Apathy in the Church

Unlike many needs pastors face in ministry, people’s apathy or lack of commitment seems like something outside of a pastor’s control to change. After all, you can’t make people care. Among evangelicals, only 49% read “at least a bit” of the Bible daily, and among Protestant churchgoers, on average, 40% engage with Scripture once a week or less. These statistics point to a disconnect between what the people in our pews profess to value and what their actions reveal they value.

So, what’s a pastor to do? How do we address apathy among God’s people?

The Man in the Mirror

The first step is to practice empathy. We need to look ourselves in the mirror and ask whether we are as passionate as we ought to be. For many of us, the answer will be no. In fact, it may be the apathy we find in the church is a mirror image of the apathy in our own hearts. We have to see that apathy is not only a “they” problem.

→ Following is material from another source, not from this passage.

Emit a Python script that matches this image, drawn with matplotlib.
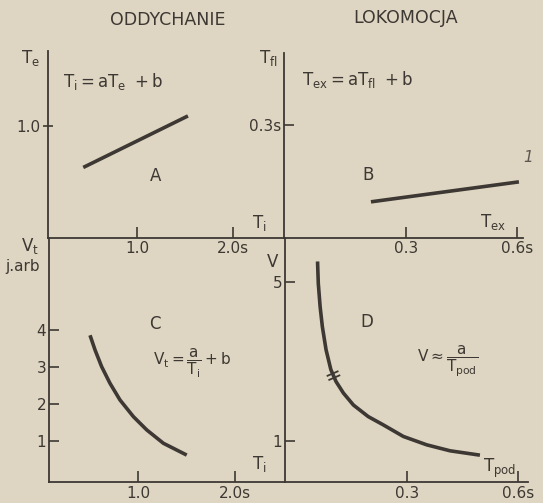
import matplotlib.pyplot as plt
import numpy as np
from matplotlib.lines import Line2D

#------------------- dane -------------------
# A: T_i = a*T_e + b
a_x = [0.44, 1.53]
a_y = [0.63, 1.09]
# B: T_ex = a*T_fl + b
b_x = [0.205, 0.605]
b_y = [0.096, 0.149]
# C: V_t = a/T_i + b
c_x = [0.505, 0.557, 0.625, 0.711, 0.814, 0.952, 1.090, 1.261, 1.502]
c_y = [3.86, 3.46, 3.01, 2.56, 2.11, 1.66, 1.30, 0.94, 0.62]
# D: V = a/T_pod
d_x = [0.058, 0.060, 0.065, 0.071, 0.081, 0.094, 0.108, 0.128, 0.155,
       0.195, 0.236, 0.290, 0.353, 0.416, 0.497]
d_y = [5.52, 4.97, 4.38, 3.88, 3.30, 2.80, 2.50, 2.21, 1.91,
       1.62, 1.41, 1.12, 0.91, 0.76, 0.65]
d_break = 5

tyt = ['ODDYCHANIE', 'LOKOMOCJA']
#--------------------------------------------

tlo = '#ded6c2'
tusz = '#3d3833'
plt.rcParams['mathtext.default'] = 'regular'
plt.rcParams['font.family'] = 'DejaVu Sans'
plt.rcParams['text.color'] = tusz

W, H = 543, 503
fig = plt.figure(figsize=(W / 100, H / 100), dpi=100)
fig.patch.set_facecolor(tlo)


def osie(x0, x1, ytop, ybot):
    # pozycja w pikselach -> ulamki figury
    return fig.add_axes([x0 / W, (H - ybot) / H, (x1 - x0) / W, (ybot - ytop) / H])


def styl(ax, kier_y):
    ax.set_facecolor('none')
    for s in ['top', 'right']:
        ax.spines[s].set_visible(False)
    for s in ['left', 'bottom']:
        ax.spines[s].set_color(tusz)
        ax.spines[s].set_linewidth(1.3)
    ax.tick_params(axis='x', direction='in', length=8, width=1.2, color=tusz,
                   labelsize=11, labelcolor=tusz, pad=3)
    ax.tick_params(axis='y', direction=kier_y, length=7, width=1.2, color=tusz,
                   labelsize=11, labelcolor=tusz, pad=2)


axA = osie(48, 284, 51, 238)
axB = osie(284, 523, 53, 238)
axC = osie(49, 284, 238, 482)
axD = osie(285, 528, 238, 482)

for ax, k in zip([axA, axB, axC, axD], ['inout', 'in', 'in', 'in']):
    styl(ax, k)

lw = 2.6
kw = dict(color=tusz, lw=lw, solid_capstyle='butt', solid_joinstyle='round')
axA.plot(a_x, a_y, **kw)
axB.plot(b_x, b_y, **kw)
axC.plot(c_x, c_y, **kw)
axD.plot(d_x, d_y, **kw)

axA.set_xlim(0.073, 2.53)
axA.set_ylim(0, 1.67)
axB.set_xlim(-0.030, 0.616)
axB.set_ylim(0, 0.491)
axC.set_xlim(0.082, 2.505)
axC.set_ylim(-0.108, 6.49)
axD.set_xlim(-0.030, 0.627)
axD.set_ylim(-0.025, 6.11)

axA.set_xticks([1.0, 2.0], ['1.0', '2.0s'])
axA.set_yticks([1.0], ['1.0'])
axB.set_xticks([0.3, 0.6], ['0.3', '0.6s'])
axB.set_yticks([0.3], ['0.3s'])
axC.set_xticks([1.0, 2.0], ['1.0', '2.0s'])
axC.set_yticks([1, 2, 3, 4], ['1', '2', '3', '4'])
axD.set_xticks([0.3, 0.6], ['0.3', '0.6s'])
axD.set_yticks([1, 5], ['1', '5'])
axA.tick_params(axis='x', pad=2)
axB.tick_params(axis='x', pad=2)

# znak przerwy na krzywej D (miedzy dwoma punktami)
fig.canvas.draw()
p0 = axD.transData.transform((d_x[d_break], d_y[d_break]))
p1 = axD.transData.transform((d_x[d_break + 1], d_y[d_break + 1]))
t = (p1 - p0) / np.hypot(*(p1 - p0))
n = np.array([-t[1], t[0]])
srodek = (p0 + p1) / 2
for off in (-2.2, 2.2):
    c = srodek + t * off
    seg = np.array([c - n * 5.5, c + n * 5.5])
    fig.add_artist(Line2D(seg[:, 0], seg[:, 1], color=tusz, lw=1.3,
                          transform=None))

# opisy
def tekst(x, y, s, size=11, **kw):
    fig.text(x / W, 1 - y / H, s, size=size, ha='center', va='center', **kw)

tekst(168, 20, tyt[0], 12.5)
tekst(406, 18, tyt[1], 12.5)

tekst(30, 58, r'$T_e$', 12)
tekst(268, 58, r'$T_{fl}$', 12)
tekst(259, 223, r'$T_i$', 12)
tekst(493, 222, r'$T_{ex}$', 12)
tekst(30, 246, r'$V_t$', 12)
tekst(23, 266, 'j.arb', 11)
tekst(273, 262, 'V', 12)
tekst(259, 464, r'$T_i$', 12)
tekst(500, 468, r'$T_{pod}$', 12)

tekst(113, 82, r'$T_i = aT_e\ + b$', 12)
tekst(358, 80, r'$T_{ex} = aT_{fl}\ + b$', 12)
tekst(192, 364, r'$V_t = \dfrac{a}{T_i} + b$', 11)
tekst(448, 362, r'$V \approx \dfrac{a}{T_{pod}}$', 11)

tekst(156, 176, 'A', 12)
tekst(368, 175, 'B', 12)
tekst(155, 324, 'C', 12)
tekst(367, 322, 'D', 12)
tekst(528, 157, '1', 11, style='italic', alpha=0.8)

fig.savefig('out.png', dpi=100, facecolor=tlo)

For example, as a theology professor, when I stand before 50 students to teach about the resurrection and I’m more concerned about whether my favorite sports team won, any apathy in the room is certainly not a “they” problem.

Some of our people may struggle with apathy in ways we don’t. Theirs may be deeper, more pervasive, or more prolonged. Yet, the experience itself is not unique to them. Recognizing this helps rightly orient us toward our congregations. From this posture, we can try to address the very real problem of apathy.